Segundo a ERSE, no final do terceiro trimestre do ano passado, 806 mil clientes beneficiavam da tarifa social de eletricidade. Para o próximo ano, o regulador perspetiva 934 mil clientes.

 

Extremos térmicos

A temperatura mais baixa de Portugal continental, -16 oC, foi registada a 4 de fevereiro de 1954 nas Penhas da Saúde, em Miranda do Douro, na Covilhã.
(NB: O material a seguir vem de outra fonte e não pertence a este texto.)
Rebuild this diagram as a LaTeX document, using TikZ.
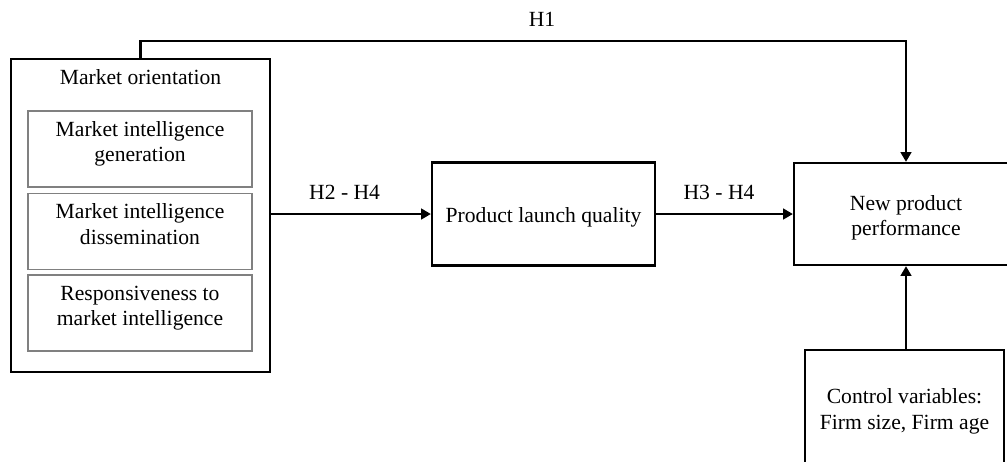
\documentclass[tikz,border=0pt]{standalone}
\usepackage{fontspec}
\setmainfont{Liberation Serif}
\usetikzlibrary{arrows.meta,positioning}

\begin{document}
\begin{tikzpicture}[x=0.02cm, y=-0.02cm, node distance=0.1cm,
    font=\fontsize{12.3}{14.5}\selectfont]
      \useasboundingbox (0,0) rectangle (1007,461);
      \begin{scope}[every node/.style={rectangle,draw,line width=1.3pt,align=center}]
        \node (mo) [minimum width=5.18cm, minimum height=6.26cm] at (140.5,215.5) {};
        \node (plq) [minimum width=4.46cm, minimum height=2.06cm, text height=12pt] at (543.5,214) {Product launch quality};
        \node (npp) [minimum width=4.48cm, minimum height=2.04cm, text height=27.5pt] at (906,214) {New product\\performance};
        \node (cv) [minimum width=3.98cm, minimum height=2.32cm, text height=27pt] at (904.5,408) {Control variables:\\Firm size, Firm age};
      \end{scope}
      \node (motitle) at (140.5,77) {Market orientation};
      \begin{scope}[every node/.style={rectangle,draw=gray,line width=0.9pt,align=center,text depth=8.5pt,
          minimum width=4.48cm, minimum height=1.52cm}]
        \node (gen) at (140,149) {Market intelligence\\generation};
        \node (dis) [below= 0.1cm of gen] {Market intelligence\\dissemination};
        \node (res) [below= 0.08cm of dis] {Responsiveness to\\market intelligence};
      \end{scope}
      \coordinate (h1) at (542,41);
      \begin{scope}
        [every edge/.style={draw, line width=1.3pt, -{Triangle[length=5.5pt,width=6pt]}}]
        \path (mo.east |- plq.west) edge node (h24) [pos=0.46, above=4pt] {H2 - H4} (plq.west);
        \path (plq.east) edge node (h34) [pos=0.46, above=4pt] {H3 - H4} (npp.west);
        \path (npp.south |- cv.north) edge (npp.south);
      \end{scope}
      \draw [line width=1.3pt, -{Triangle[length=5.5pt,width=6pt]}]
        (mo.north) |- (h1) node (h1lab) [above=4pt] {H1} -| (npp.north);
    \end{tikzpicture}
\end{document}
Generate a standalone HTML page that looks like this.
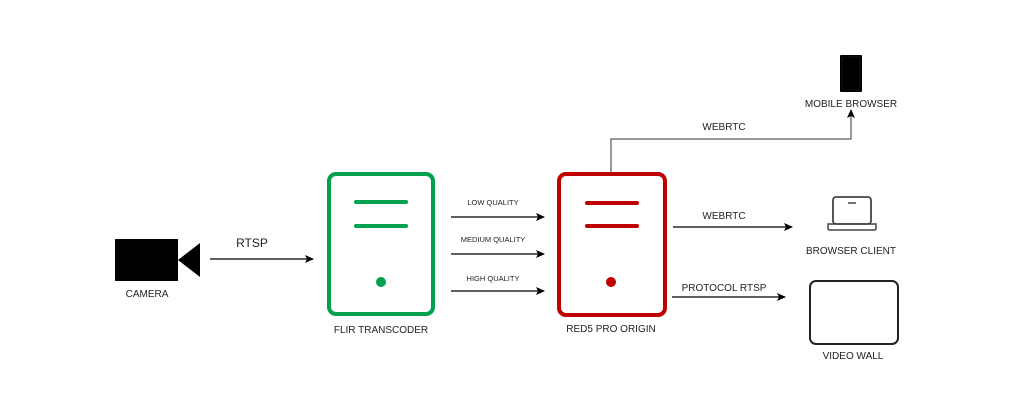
<!DOCTYPE html>
<html><head><style>body{margin:0;background:#fff}svg{display:block}text{font-family:"Liberation Sans",sans-serif;fill:#222}</style></head>
<body>
<svg width="1024" height="415" viewBox="0 0 1024 415" xmlns="http://www.w3.org/2000/svg">
<defs><marker id="a" markerWidth="10" markerHeight="10" refX="8" refY="4" orient="auto" markerUnits="userSpaceOnUse"><path d="M0,0 L9,4 L0,8 L2,4 z" fill="#000"/></marker></defs>
<!-- camera -->
<rect x="115" y="239" width="63" height="42" fill="#000"/>
<polygon points="178,260 200,243 200,277" fill="#000"/>
<text x="147" y="297" font-size="10" text-anchor="middle">CAMERA</text>
<line x1="210" y1="259" x2="313" y2="259" stroke="#000" stroke-width="1.2" marker-end="url(#a)"/>
<text x="252" y="247" font-size="12" text-anchor="middle">RTSP</text>
<!-- green -->
<rect x="329" y="174" width="104" height="140" rx="7" fill="none" stroke="#00a04f" stroke-width="4"/>
<line x1="356" y1="202" x2="406" y2="202" stroke="#00a04f" stroke-width="4" stroke-linecap="round"/>
<line x1="356" y1="226" x2="406" y2="226" stroke="#00a04f" stroke-width="4" stroke-linecap="round"/>
<circle cx="381" cy="282" r="5" fill="#00a04f"/>
<text x="381" y="333" font-size="10" text-anchor="middle">FLIR TRANSCODER</text>
<!-- quality -->
<g stroke="#000" stroke-width="1.2">
<line x1="451" y1="217" x2="544" y2="217" marker-end="url(#a)"/>
<line x1="451" y1="254" x2="544" y2="254" marker-end="url(#a)"/>
<line x1="451" y1="291" x2="544" y2="291" marker-end="url(#a)"/>
</g>
<text x="493" y="205" font-size="7.5" text-anchor="middle">LOW QUALITY</text>
<text x="493" y="242" font-size="7.5" text-anchor="middle">MEDIUM QUALITY</text>
<text x="493" y="281" font-size="7.5" text-anchor="middle">HIGH QUALITY</text>
<!-- red -->
<rect x="559" y="174" width="106" height="141" rx="7" fill="none" stroke="#c00000" stroke-width="4"/>
<line x1="587" y1="203" x2="637" y2="203" stroke="#c00000" stroke-width="4" stroke-linecap="round"/>
<line x1="587" y1="226" x2="637" y2="226" stroke="#c00000" stroke-width="4" stroke-linecap="round"/>
<circle cx="611" cy="282" r="5" fill="#c00000"/>
<text x="611" y="332" font-size="10" text-anchor="middle">RED5 PRO ORIGIN</text>
<!-- mobile -->
<polyline points="611,172 611,139 851,139 851,110" fill="none" stroke="#333" stroke-width="1" marker-end="url(#a)"/>
<text x="724" y="130" font-size="10" text-anchor="middle">WEBRTC</text>
<rect x="840" y="55" width="22" height="37" rx="1" fill="#000"/>
<rect x="842" y="57" width="18" height="33" fill="none" stroke="#444" stroke-width="0.5" stroke-dasharray="1,1"/>
<text x="851" y="107" font-size="10" text-anchor="middle">MOBILE BROWSER</text>
<!-- browser -->
<line x1="673" y1="227" x2="792" y2="227" stroke="#000" stroke-width="1.2" marker-end="url(#a)"/>
<text x="724" y="219" font-size="10" text-anchor="middle">WEBRTC</text>
<rect x="833" y="197" width="38" height="27" rx="3" fill="none" stroke="#444" stroke-width="1.8"/>
<path d="M828,224 H876 V228 Q876,230 874,230 H830 Q828,230 828,228 Z" fill="none" stroke="#444" stroke-width="1.5"/>
<line x1="848" y1="203" x2="856" y2="203" stroke="#444" stroke-width="1.5"/>
<text x="851" y="254" font-size="10" text-anchor="middle">BROWSER CLIENT</text>
<!-- video wall -->
<line x1="672" y1="297" x2="785" y2="297" stroke="#000" stroke-width="1.2" marker-end="url(#a)"/>
<text x="724" y="291" font-size="10" text-anchor="middle">PROTOCOL RTSP</text>
<rect x="810" y="281" width="88" height="63" rx="6" fill="none" stroke="#222" stroke-width="2"/>
<text x="853" y="359" font-size="10" text-anchor="middle">VIDEO WALL</text>
</svg>
</body></html>
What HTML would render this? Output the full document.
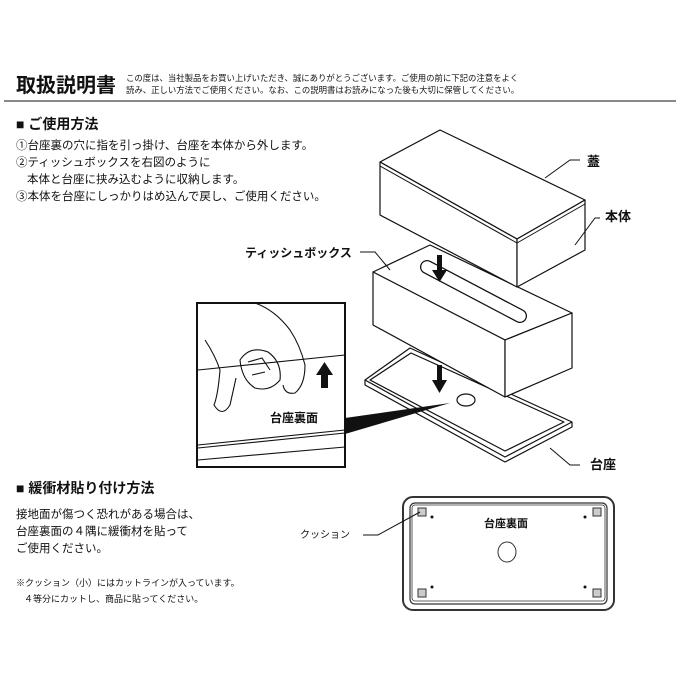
<!DOCTYPE html>
<html><head><meta charset="utf-8"><style>
html,body{margin:0;padding:0;background:#fff}
svg{display:block}
text{font-family:"Liberation Sans","Noto Sans CJK JP",sans-serif;fill:#111}
.b{font-weight:bold}
</style></head><body>
<svg width="680" height="680" viewBox="0 0 680 680" xmlns="http://www.w3.org/2000/svg">
<text x="16" y="92" font-size="20" class="b">取扱説明書</text>
<text x="126" y="81" font-size="8.4">この度は、当社製品をお買い上げいただき、誠にありがとうございます。ご使用の前に下記の注意をよく</text>
<text x="126" y="93" font-size="8.4">読み、正しい方法でご使用ください。なお、この説明書はお読みになった後も大切に保管してください。</text>
<line x1="4" y1="101" x2="676" y2="101" stroke="#888" stroke-width="2"/>
<text x="16" y="129" font-size="14" class="b">■ ご使用方法</text>
<text x="16" y="149" font-size="11.5">①台座裏の穴に指を引っ掛け、台座を本体から外します。</text>
<text x="16" y="166" font-size="11.5">②ティッシュボックスを右図のように</text>
<text x="27" y="183" font-size="11.5">本体と台座に挟み込むように収納します。</text>
<text x="16" y="200" font-size="11.5">③本体を台座にしっかりはめ込んで戻し、ご使用ください。</text>

<g fill="#fff" stroke="#111" stroke-width="1.2" stroke-linejoin="round">
<!-- base tray -->
<polygon points="365,380 410,348 572,422 505,457"/>
<polygon points="370,380 411,353 564,422 505,451" fill="none"/>
<polyline points="365,380 365,385 505,462 572,427 572,422" fill="none"/>
<ellipse cx="466" cy="400" rx="9" ry="6"/>
<!-- tissue box -->
<polygon points="373,272 430,245 572,313 505,340"/>
<polygon points="373,272 505,340 505,397 373,325"/>
<polygon points="505,340 572,313 572,368 505,397"/>
<path d="M427,267 L520,316" stroke-width="14" stroke-linecap="round"/>
<path d="M427,267 L520,316" stroke-width="11.5" stroke="#fff" stroke-linecap="round"/>
<!-- lid/body -->
<polygon points="380,162 440,130 585,200 517,239"/>
<polygon points="380,162 517,239 517,287 380,215"/>
<polygon points="517,239 585,200 585,250 517,287"/>
<line x1="380" y1="166" x2="517" y2="243" stroke-width="1"/>
<line x1="517" y1="243" x2="585" y2="204" stroke-width="1"/>
</g>
<!-- arrows -->
<g fill="#111">
<rect x="437" y="255" width="5" height="17"/><polygon points="432,270 447,270 439.5,282"/>
<rect x="437" y="365" width="5" height="17"/><polygon points="432,380 447,380 439.5,393"/>
</g>
<!-- inset -->
<rect x="197" y="303" width="148" height="164" fill="#fff" stroke="#111" stroke-width="2"/>
<polygon points="345,418 450,403 345,434" fill="#111"/>
<g stroke="#111" fill="none" stroke-width="1.1">
<line x1="198" y1="370" x2="345" y2="355"/>
<line x1="198" y1="445" x2="345" y2="430"/>
<line x1="198" y1="448" x2="345" y2="433"/>
<line x1="198" y1="460" x2="345" y2="447"/>
<path d="M205,340 Q215,355 220,370 Q218,395 214,405 Q222,418 230,405 L236,378"/>
<path d="M255,303 Q275,310 290,330 Q300,345 305,365 Q305,385 295,393 Q285,395 283,385"/>
<path d="M240,360 Q250,345 268,352 Q282,362 280,380 Q270,392 255,388 Q242,380 240,360 Z"/>
<path d="M248,362 L262,358 L270,370 M252,375 L265,372"/>
</g>
<rect x="321" y="373" width="7" height="15" fill="#111"/><polygon points="316,375 333,375 324.5,362" fill="#111"/>
<text x="270" y="422" font-size="12" class="b">台座裏面</text>
<!-- labels -->
<g stroke="#111" fill="none" stroke-width="1">
<polyline points="545,178 570,160 580,160"/>
<polyline points="575,245 595,218 600,218"/>
<polyline points="360,252 375,252 390,270"/>
<polyline points="550,448 570,465 580,465"/>
</g>
<text x="587" y="166" font-size="13" class="b">蓋</text>
<text x="605" y="221" font-size="13" class="b">本体</text>
<text x="245" y="257" font-size="12" class="b">ティッシュボックス</text>
<text x="590" y="469" font-size="13" class="b">台座</text>

<text x="16" y="493" font-size="14" class="b">■ 緩衝材貼り付け方法</text>
<text x="16" y="518" font-size="11.5">接地面が傷つく恐れがある場合は、</text>
<text x="16" y="535" font-size="11.5">台座裏面の４隅に緩衝材を貼って</text>
<text x="16" y="552" font-size="11.5">ご使用ください。</text>
<text x="16" y="586" font-size="9">※クッション（小）にはカットラインが入っています。</text>
<text x="24" y="602" font-size="9">４等分にカットし、商品に貼ってください。</text>

<rect x="403" y="497" width="211" height="113" rx="10" fill="#fff" stroke="#333" stroke-width="2"/>
<rect x="410" y="503" width="197" height="101" rx="5" fill="none" stroke="#333" stroke-width="1.2"/>
<rect x="412" y="505" width="193" height="96" rx="3" fill="none" stroke="#333" stroke-width="0.8"/>
<g fill="#ccc" stroke="#333" stroke-width="1">
<rect x="418" y="508" width="8" height="8"/><rect x="593" y="508" width="8" height="8"/>
<rect x="418" y="589" width="8" height="8"/><rect x="593" y="589" width="8" height="8"/>
</g>
<g fill="#111"><circle cx="432" cy="517" r="1.5"/><circle cx="585" cy="517" r="1.5"/><circle cx="432" cy="587" r="1.5"/><circle cx="585" cy="587" r="1.5"/></g>
<ellipse cx="507" cy="552" rx="9" ry="10" fill="none" stroke="#333" stroke-width="1"/>
<text x="484" y="527" font-size="11" class="b">台座裏面</text>
<text x="300" y="538" font-size="10">クッション</text>
<polyline points="363,535 378,535 420,512" fill="none" stroke="#111" stroke-width="1"/>
</svg>
</body></html>
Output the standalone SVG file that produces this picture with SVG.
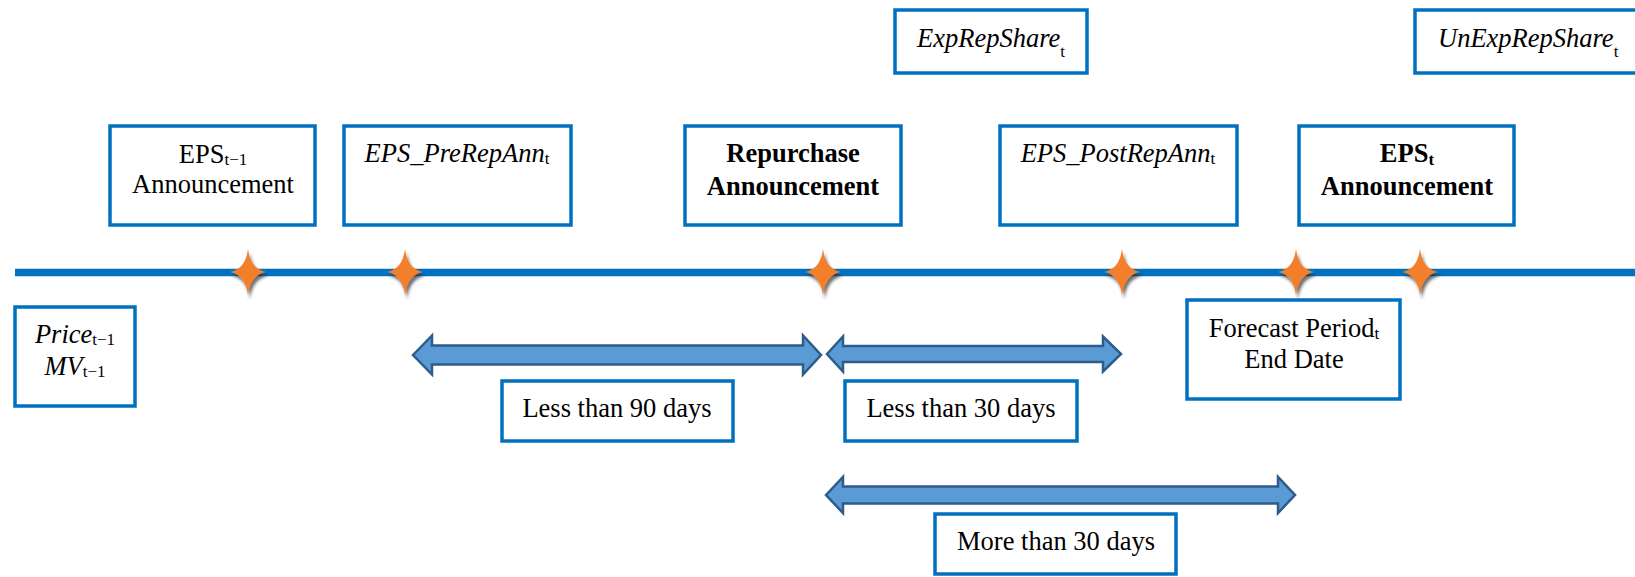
<svg xmlns="http://www.w3.org/2000/svg" width="1635" height="577" viewBox="0 0 1635 577">
<style>
.box{fill:#fff;stroke:#0070C0;stroke-width:3.5}
.t{font-family:"Liberation Serif","Times New Roman",serif;font-size:26.5px;fill:#000;text-anchor:middle}
.i{font-style:italic}
.b{font-weight:bold}
.sub{font-size:17px;font-style:normal}
.arr{fill:#5B9BD5;stroke:#2E5C8A;stroke-width:2.5;stroke-linejoin:miter}
.star{fill:#F47F2A;filter:url(#sh)}
</style>
<defs>
<filter id="sh" x="-50%" y="-50%" width="200%" height="200%">
<feDropShadow dx="2" dy="4" stdDeviation="1.8" flood-color="#222" flood-opacity="0.65"/>
</filter>
<path id="st" d="M0,-23 Q2.5,-3 18,0 Q2.5,3 0,23 Q-2.5,3 -18,0 Q-2.5,-3 0,-23Z"/>
</defs>
<g id="timeline">
<line x1="15" y1="272.5" x2="1635" y2="272.5" stroke="#0070C0" stroke-width="7.5"/>
</g>
<g id="stars">
<use href="#st" class="star" x="248" y="272"/>
<use href="#st" class="star" x="405" y="272"/>
<use href="#st" class="star" x="823" y="272"/>
<use href="#st" class="star" x="1122" y="272"/>
<use href="#st" class="star" x="1296" y="272"/>
<use href="#st" class="star" x="1420" y="272"/>
</g>
<g id="connectors">
<polygon class="arr" points="413,355 432,335.5 432,345.5 803,345.5 803,335.5 821,355 803,374.5 803,364.5 432,364.5 432,374.5"/>
<polygon class="arr" points="827,354 843,336.5 843,346 1103,346 1103,336.5 1121,354 1103,371.5 1103,362 843,362 843,371.5"/>
<polygon class="arr" points="826,495 843,477 843,486.5 1278,486.5 1278,477 1295,495 1278,513 1278,503.5 843,503.5 843,513"/>
</g>
<g id="eps-prev">
<rect class="box" x="110" y="126" width="205" height="99"/>
<text class="t" x="213" y="163">EPS<tspan class="sub" dy="2">t−1</tspan></text>
<text class="t" x="213" y="193">Announcement</text>
</g>
<g id="eps-prerepann">
<rect class="box" x="344" y="126" width="227" height="99"/>
<text class="t i" x="457" y="162">EPS_PreRepAnn<tspan class="sub" dy="2">t</tspan></text>
</g>
<g id="repurchase">
<rect class="box" x="685" y="126" width="216" height="99"/>
<text class="t b" x="793" y="162">Repurchase</text>
<text class="t b" x="793" y="195">Announcement</text>
</g>
<g id="eps-postrepann">
<rect class="box" x="1000" y="126" width="237" height="99"/>
<text class="t i" x="1118" y="162">EPS_PostRepAnn<tspan class="sub" dy="2">t</tspan></text>
</g>
<g id="eps-t">
<rect class="box" x="1299" y="126" width="215" height="99"/>
<text class="t b" x="1407" y="162">EPS<tspan class="sub" dy="3" font-weight="bold">t</tspan></text>
<text class="t b" x="1407" y="195">Announcement</text>
</g>
<g id="exprepshare">
<rect class="box" x="895" y="10" width="192" height="63"/>
<text class="t i" x="991" y="47">ExpRepShare<tspan class="sub" dy="10">t</tspan></text>
</g>
<g id="unexprepshare">
<rect class="box" x="1415" y="10" width="240" height="63"/>
<text class="t i" x="1438" y="47" text-anchor="start" style="text-anchor:start">UnExpRepShare<tspan class="sub" dy="10">t</tspan></text>
</g>
<g id="price">
<rect class="box" x="15" y="307" width="120" height="99"/>
<text class="t i" x="75" y="343">Price<tspan class="sub" dy="2">t−1</tspan></text>
<text class="t i" x="75" y="375">MV<tspan class="sub" dy="2">t−1</tspan></text>
</g>
<g id="forecast">
<rect class="box" x="1187" y="300" width="213" height="99"/>
<text class="t" x="1294" y="337">Forecast Period<tspan class="sub" dy="2">t</tspan></text>
<text class="t" x="1294" y="368">End Date</text>
</g>
<g id="less90">
<rect class="box" x="502" y="381" width="231" height="60"/>
<text class="t" x="617" y="417">Less than 90 days</text>
</g>
<g id="less30">
<rect class="box" x="845" y="381" width="232" height="60"/>
<text class="t" x="961" y="417">Less than 30 days</text>
</g>
<g id="more30">
<rect class="box" x="935" y="514" width="241" height="60"/>
<text class="t" x="1056" y="550">More than 30 days</text>
</g>
</svg>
Neste dia marcado por um recorde pouco agradável, a temperatura máxima situou-se nos -10,2 oC.

Já em Lisboa, a temperatura terá chegado aos 2 graus negativos na noite de 11 para 12 de fevereiro de 1956 – de acordo com um artigo do Diário de Lisboa, o frio “penetrava nos ossos e em casa”. Esta foi a temperatura mais baixa registada na capital no séc. xx; porém, em 1896, havia sido uma décima mais fria. “Penetrou em todos os lados, cobriu as ruas de geada, nos lagos dos jardins formaram-se películas de gelo, nos canteiros, um alvo manto de geada, verdadeiras suspensões de estalactites”, podia ler-se na publicação.

O matutino da altura narrava que a temperatura resistia “a braseiros, a caloríferos, ao aquecimento central, ao exercício ginasticante, à sopa quente, à camisola de lã e até ao cachecol”. Volvidos mais de 60 anos, além do destaque atribuído à importância da condução defensiva, especialmente em “locais onde se forme gelo na estrada”, a ANEPC não deixou de lembrar que os aquecimentos com combustão, como braseiras e lareiras, “que podem causar intoxicação devido à acumulação de monóxido de carbono e levar à morte”, devem ser utilizados com muito cuidado.